Richard “Cheech” Marin grew up in East Los Angeles, the son of Mexican American parents. Thomas B. Kin Chong was raised in Calgary, the son of a Canadian mother and Chinese father. A Chicano, Marin’s nickname “Cheech” is short for chicharrón, a fried pork rind. In 2003, Tommy was sentenced to nine months in prison for selling drug paraphernalia (7,500 bongs and water pipes) on the Internet. An interesting off-and-on duo.

Cheech and Chong practice what they preach. Tommy Chong says, “I never changed my views. Cheech has evolved into like a rich guy. I was rich – my movies, I was a rich kid that wanted to smoke dope and play music. I’m exactly the same way.”
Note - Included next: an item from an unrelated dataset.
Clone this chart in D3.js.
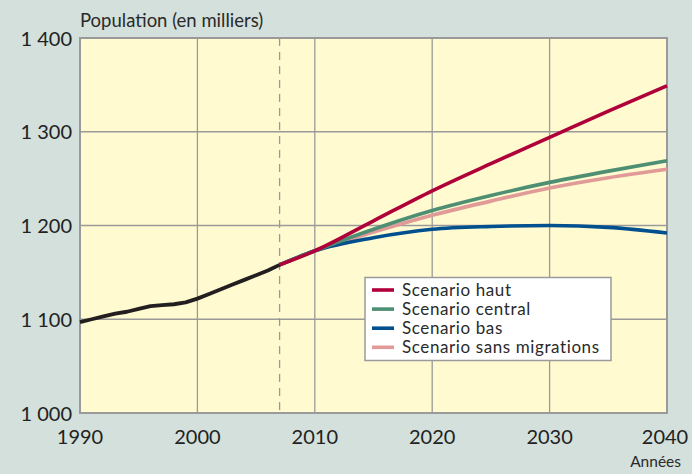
<!DOCTYPE html>
<html><head><meta charset="utf-8">
<script src="https://cdn.jsdelivr.net/npm/d3@7"></script>
<style>
html,body{margin:0;padding:0;background:#d3e0db;}
svg{display:block;font-family:Lato,"Open Sans",sans-serif;}
</style></head>
<body><svg id="c" width="692" height="474"></svg>
<script>
const histYears = [1990,1991,1992,1993,1994,1995,1996,1997,1998,1999,2000,2001,2002,2003,2004,2005,2006,2007];
const histValues = [1097,1100,1103,1106,1108,1111,1114,1115,1116,1118,1122,1127,1132,1137,1142,1147,1152,1158];
const projYears = [2007,2010,2015,2020,2025,2030,2035,2040];
const haut = [1158,1173,1205,1237,1266,1294,1322,1349];
const central = [1158,1173,1196,1216,1232,1246,1258,1269];
const bas = [1158,1173,1187,1196,1199,1200,1198,1192];
const sansMig = [1158,1173,1193,1211,1226,1240,1251,1260];
const seriesNames = ["Scenario haut","Scenario central","Scenario bas","Scenario sans migrations"];
const seriesColors = ["#b0003a","#4e8f73","#00508f","#e09a98"];
const xTicks = [1990,2000,2010,2020,2030,2040];
const yTicks = [1000,1100,1200,1300,1400];
const yTickLabels = ["1 000","1 100","1 200","1 300","1 400"];
const projectionStart = 2007;

const svg = d3.select("#c");
const L=80, R=667, T=38, B=413;
const x = d3.scaleLinear().domain([1990,2040]).range([L,R]);
const y = d3.scaleLinear().domain([1000,1400]).range([B,T]);

svg.append("rect").attr("x",L).attr("y",T).attr("width",R-L).attr("height",B-T).attr("fill","#fffacf");

// grid
const g = svg.append("g");
g.selectAll(".vg").data(xTicks.slice(1,-1)).join("line")
  .attr("x1",d=>x(d)).attr("x2",d=>x(d)).attr("y1",T).attr("y2",B)
  .attr("stroke","#9a9a9a").attr("stroke-width",1.3);
g.selectAll(".hg").data(yTicks.slice(1,-1)).join("line")
  .attr("x1",L).attr("x2",R).attr("y1",d=>y(d)).attr("y2",d=>y(d))
  .attr("stroke","#9a9a9a").attr("stroke-width",1.3);
g.append("line").attr("x1",x(projectionStart)).attr("x2",x(projectionStart)).attr("y1",T).attr("y2",B)
  .attr("stroke","#9a9a9a").attr("stroke-width",1.3).attr("stroke-dasharray","8,6");
svg.append("rect").attr("x",L).attr("y",T).attr("width",R-L).attr("height",B-T)
  .attr("fill","none").attr("stroke","#9a9a9a").attr("stroke-width",2);

// axes labels
svg.selectAll(".yl").data(yTicks).join("text")
  .attr("x",72).attr("y",d=>y(d)).attr("dy","0.38em").attr("text-anchor","end")
  .attr("font-size",20).attr("fill","#222").text((d,i)=>yTickLabels[i]);
svg.selectAll(".xl").data(xTicks).join("text")
  .attr("x",(d,i)=>x(d) - (i===xTicks.length-1?2:0)).attr("y",444).attr("text-anchor","middle")
  .attr("font-size",20).attr("fill","#222").text(d=>d);
svg.append("text").attr("x",80).attr("y",27).attr("font-size",18.5).attr("fill","#2a2a2a").text("Population (en milliers)");
svg.append("text").attr("x",681).attr("y",467).attr("text-anchor","end").attr("font-size",15.5).attr("fill","#2a2a2a").text("Années");

// lines
const proj = [haut,central,bas,sansMig];
const line = d3.line().x(d=>x(d[0])).y(d=>y(d[1])).curve(d3.curveMonotoneX);
const order = [3,2,1,0];
order.forEach(i=>{
  svg.append("path").datum(projYears.map((yr,j)=>[yr,proj[i][j]]))
    .attr("d",line).attr("fill","none").attr("stroke",seriesColors[i]).attr("stroke-width",3.6);
});
svg.append("path").datum(histYears.map((yr,j)=>[yr,histValues[j]]))
  .attr("d",d3.line().x(d=>x(d[0])).y(d=>y(d[1])))
  .attr("fill","none").attr("stroke","#231f20").attr("stroke-width",3.8).attr("stroke-linejoin","round");

// legend
const lg = svg.append("g");
lg.append("rect").attr("x",365).attr("y",277.5).attr("width",246).attr("height",83)
  .attr("fill","#fff").attr("stroke","#9a9a9a").attr("stroke-width",1.5);
seriesNames.forEach((n,i)=>{
  const yy = 290 + i*19.1;
  lg.append("line").attr("x1",372).attr("x2",394).attr("y1",yy).attr("y2",yy)
    .attr("stroke",seriesColors[i]).attr("stroke-width",3.6);
  lg.append("text").attr("x",402).attr("y",yy).attr("dy","0.36em").attr("font-size",17)
    .attr("letter-spacing","0.6px").attr("fill","#2a2a2a").text(n);
});
</script></body></html>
He adds, “I’ve had two sets of families. I had my older daughters, Rae Dawn Chong, who is a very famous movie actress, and Robbi Chong, who is also another famous television actress. I was a very friendly father – if they wanted to get high, they could smoke with their dad. My one daughter used to just ask me for joints and I’d give them to her and then she’d sell them to her friends at school.”

I’ve never met Cheech Marin or Tommy Chong, but I did meet Rae Dawn Chong at a movie premiere (“Quest for Fire”). She was beautiful; she was perky; she was friendly. But she didn’t offer me a joint.

Tommy Chong says the family’s dope-smoking reputation is exaggerated. “I think most people think I smoke more dope than I do … I’ve gone years without pot. I’m not a pothead. I think that’s a big misconception because of the movies. I’ll go work out in a gym sooner than I’ll go smoke pot. That’s more important to me than smoking pot.”